[Start of RECORDS FOR PROCESSING]

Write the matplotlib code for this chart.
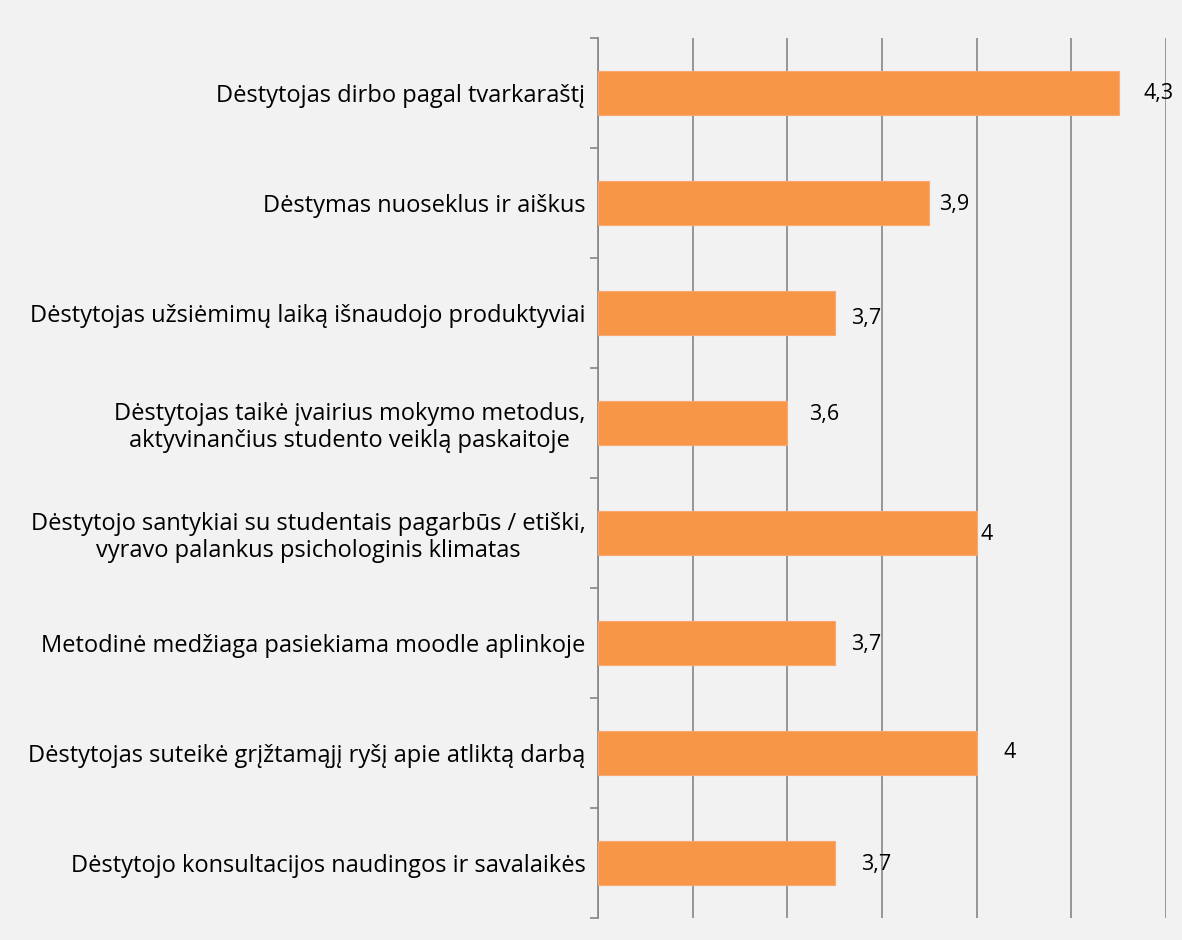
import numpy as np
import matplotlib.pyplot as plt
from matplotlib.ticker import FixedLocator, NullFormatter

# Survey statements (top to bottom) and their average scores
labels = [
    "Dėstytojas dirbo pagal tvarkaraštį",
    "Dėstymas nuoseklus ir aiškus",
    "Dėstytojas užsiėmimų laiką išnaudojo produktyviai",
    "Dėstytojas taikė įvairius mokymo metodus,\naktyvinančius studento veiklą paskaitoje",
    "Dėstytojo santykiai su studentais pagarbūs / etiški,\nvyravo palankus psichologinis klimatas",
    "Metodinė medžiaga pasiekiama moodle aplinkoje",
    "Dėstytojas suteikė grįžtamąjį ryšį apie atliktą darbą",
    "Dėstytojo konsultacijos naudingos ir savalaikės",
]
values = [4.3, 3.9, 3.7, 3.6, 4.0, 3.7, 4.0, 3.7]
value_text = ["4,3", "3,9", "3,7", "3,6", "4", "3,7", "4", "3,7"]
# label offsets from bar end (points) to mimic the original placement
label_dx = [18, 7, 12, 16, 3, 12, 19, 19]
label_dy = [0, -1, -4, 6, -1, -1, 0, -1]

xmin, xmax = 3.2, 4.4
bg = "#f2f2f2"

plt.rcParams['font.family'] = ['Open Sans', 'DejaVu Sans']

fig = plt.figure(figsize=(11.82, 9.4), dpi=100, facecolor=bg)
ax = fig.add_axes([598 / 1182, 1 - 918 / 940, (1166 - 598) / 1182, (918 - 38) / 940])
ax.set_facecolor(bg)

n = len(values)
y = np.arange(n)
ax.barh(y, [v - xmin for v in values], left=xmin, height=0.4,
        color="#f79646", edgecolor="#f8a870", linewidth=0.8, zorder=3)

ax.set_xlim(xmin, xmax)
ax.set_ylim(n - 0.5, -0.5)

# vertical gridlines every 0.2, no tick labels
ax.xaxis.set_major_locator(FixedLocator(np.arange(xmin, xmax + 0.01, 0.2)))
ax.xaxis.set_major_formatter(NullFormatter())
ax.tick_params(axis='x', length=0)
ax.grid(axis='x', color="#868686", linewidth=1.2, zorder=1)

# category labels, with tick marks at band boundaries
ax.set_yticks(y)
ax.set_yticklabels(labels, fontsize=17, ha='right', multialignment='center',
                   linespacing=1.15)
ax.tick_params(axis='y', which='major', length=0, pad=9)
ax.yaxis.set_minor_locator(FixedLocator(np.arange(-0.5, n, 1.0)))
ax.tick_params(axis='y', which='minor', length=6, color="#868686", width=1.2)

for s in ['top', 'right', 'bottom']:
    ax.spines[s].set_visible(False)
ax.spines['left'].set_color("#868686")
ax.spines['left'].set_linewidth(1.2)

for i, (v, t) in enumerate(zip(values, value_text)):
    ax.annotate(t, (v, i), xytext=(label_dx[i], label_dy[i]), textcoords='offset points',
                ha='left', va='center', fontsize=15.5, zorder=4, annotation_clip=False)

fig.savefig("out.png", dpi=100, facecolor=bg)
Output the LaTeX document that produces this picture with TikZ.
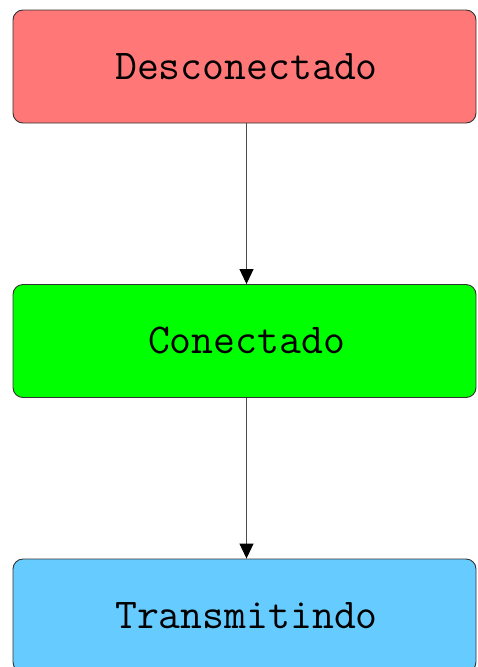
\documentclass[tikz,border=0pt]{standalone}
\usepackage{fontspec}
\usetikzlibrary{arrows.meta}

\definecolor{estadoRojo}{HTML}{FF7777}
\definecolor{estadoVerde}{HTML}{00FF00}
\definecolor{estadoAzul}{HTML}{66CCFF}

\begin{document}
\begin{tikzpicture}[x=1pt, y=-1pt,
    estado/.style={rectangle, rounded corners=10pt, draw=black!80, line width=0.9pt,
        minimum width=463pt, minimum height=113pt, inner sep=0pt,
        font=\ttfamily\fontsize{42.5}{45}\selectfont},
    flecha/.style={draw=black!70, line width=0.9pt,
        -{Triangle[width=14pt,length=15pt,color=black,fill=black]}}]
        % Fixed canvas
        \useasboundingbox (0,0) rectangle (477,667);

        % States
        \node[estado, fill=estadoRojo]  (desc)  at (244.5,66.5)  {\hspace*{4pt}Desconectado};
        \node[estado, fill=estadoVerde] (conec) at (244.5,341)   {\hspace*{4pt}Conectado};
        \node[estado, fill=estadoAzul]  (trans) at (244.5,615.5) {\hspace*{4pt}Transmitindo};

        % Transitions
        \draw[flecha] ([xshift=2pt]desc.south) -- ([xshift=2pt]conec.north);
        \draw[flecha] ([xshift=2pt]conec.south) -- ([xshift=2pt]trans.north);
    \end{tikzpicture}
\end{document}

[End of RECORDS FOR PROCESSING]

## TASK OBJECTIVE
Working from the material above, transcribe it exactly while omitting pictures.

## SOLUTION
Write the matplotlib code for this chart.
import numpy as np
import matplotlib.pyplot as plt
from matplotlib.ticker import FixedLocator, NullFormatter

# Survey statements (top to bottom) and their average scores
labels = [
    "Dėstytojas dirbo pagal tvarkaraštį",
    "Dėstymas nuoseklus ir aiškus",
    "Dėstytojas užsiėmimų laiką išnaudojo produktyviai",
    "Dėstytojas taikė įvairius mokymo metodus,\naktyvinančius studento veiklą paskaitoje",
    "Dėstytojo santykiai su studentais pagarbūs / etiški,\nvyravo palankus psichologinis klimatas",
    "Metodinė medžiaga pasiekiama moodle aplinkoje",
    "Dėstytojas suteikė grįžtamąjį ryšį apie atliktą darbą",
    "Dėstytojo konsultacijos naudingos ir savalaikės",
]
values = [4.3, 3.9, 3.7, 3.6, 4.0, 3.7, 4.0, 3.7]
value_text = ["4,3", "3,9", "3,7", "3,6", "4", "3,7", "4", "3,7"]
# label offsets from bar end (points) to mimic the original placement
label_dx = [18, 7, 12, 16, 3, 12, 19, 19]
label_dy = [0, -1, -4, 6, -1, -1, 0, -1]

xmin, xmax = 3.2, 4.4
bg = "#f2f2f2"

plt.rcParams['font.family'] = ['Open Sans', 'DejaVu Sans']

fig = plt.figure(figsize=(11.82, 9.4), dpi=100, facecolor=bg)
ax = fig.add_axes([598 / 1182, 1 - 918 / 940, (1166 - 598) / 1182, (918 - 38) / 940])
ax.set_facecolor(bg)

n = len(values)
y = np.arange(n)
ax.barh(y, [v - xmin for v in values], left=xmin, height=0.4,
        color="#f79646", edgecolor="#f8a870", linewidth=0.8, zorder=3)

ax.set_xlim(xmin, xmax)
ax.set_ylim(n - 0.5, -0.5)

# vertical gridlines every 0.2, no tick labels
ax.xaxis.set_major_locator(FixedLocator(np.arange(xmin, xmax + 0.01, 0.2)))
ax.xaxis.set_major_formatter(NullFormatter())
ax.tick_params(axis='x', length=0)
ax.grid(axis='x', color="#868686", linewidth=1.2, zorder=1)

# category labels, with tick marks at band boundaries
ax.set_yticks(y)
ax.set_yticklabels(labels, fontsize=17, ha='right', multialignment='center',
                   linespacing=1.15)
ax.tick_params(axis='y', which='major', length=0, pad=9)
ax.yaxis.set_minor_locator(FixedLocator(np.arange(-0.5, n, 1.0)))
ax.tick_params(axis='y', which='minor', length=6, color="#868686", width=1.2)

for s in ['top', 'right', 'bottom']:
    ax.spines[s].set_visible(False)
ax.spines['left'].set_color("#868686")
ax.spines['left'].set_linewidth(1.2)

for i, (v, t) in enumerate(zip(values, value_text)):
    ax.annotate(t, (v, i), xytext=(label_dx[i], label_dy[i]), textcoords='offset points',
                ha='left', va='center', fontsize=15.5, zorder=4, annotation_clip=False)

fig.savefig("out.png", dpi=100, facecolor=bg)
Output the LaTeX document that produces this picture with TikZ.
\documentclass[tikz,border=0pt]{standalone}
\usepackage{fontspec}
\usetikzlibrary{arrows.meta}

\definecolor{estadoRojo}{HTML}{FF7777}
\definecolor{estadoVerde}{HTML}{00FF00}
\definecolor{estadoAzul}{HTML}{66CCFF}

\begin{document}
\begin{tikzpicture}[x=1pt, y=-1pt,
    estado/.style={rectangle, rounded corners=10pt, draw=black!80, line width=0.9pt,
        minimum width=463pt, minimum height=113pt, inner sep=0pt,
        font=\ttfamily\fontsize{42.5}{45}\selectfont},
    flecha/.style={draw=black!70, line width=0.9pt,
        -{Triangle[width=14pt,length=15pt,color=black,fill=black]}}]
        % Fixed canvas
        \useasboundingbox (0,0) rectangle (477,667);

        % States
        \node[estado, fill=estadoRojo]  (desc)  at (244.5,66.5)  {\hspace*{4pt}Desconectado};
        \node[estado, fill=estadoVerde] (conec) at (244.5,341)   {\hspace*{4pt}Conectado};
        \node[estado, fill=estadoAzul]  (trans) at (244.5,615.5) {\hspace*{4pt}Transmitindo};

        % Transitions
        \draw[flecha] ([xshift=2pt]desc.south) -- ([xshift=2pt]conec.north);
        \draw[flecha] ([xshift=2pt]conec.south) -- ([xshift=2pt]trans.north);
    \end{tikzpicture}
\end{document}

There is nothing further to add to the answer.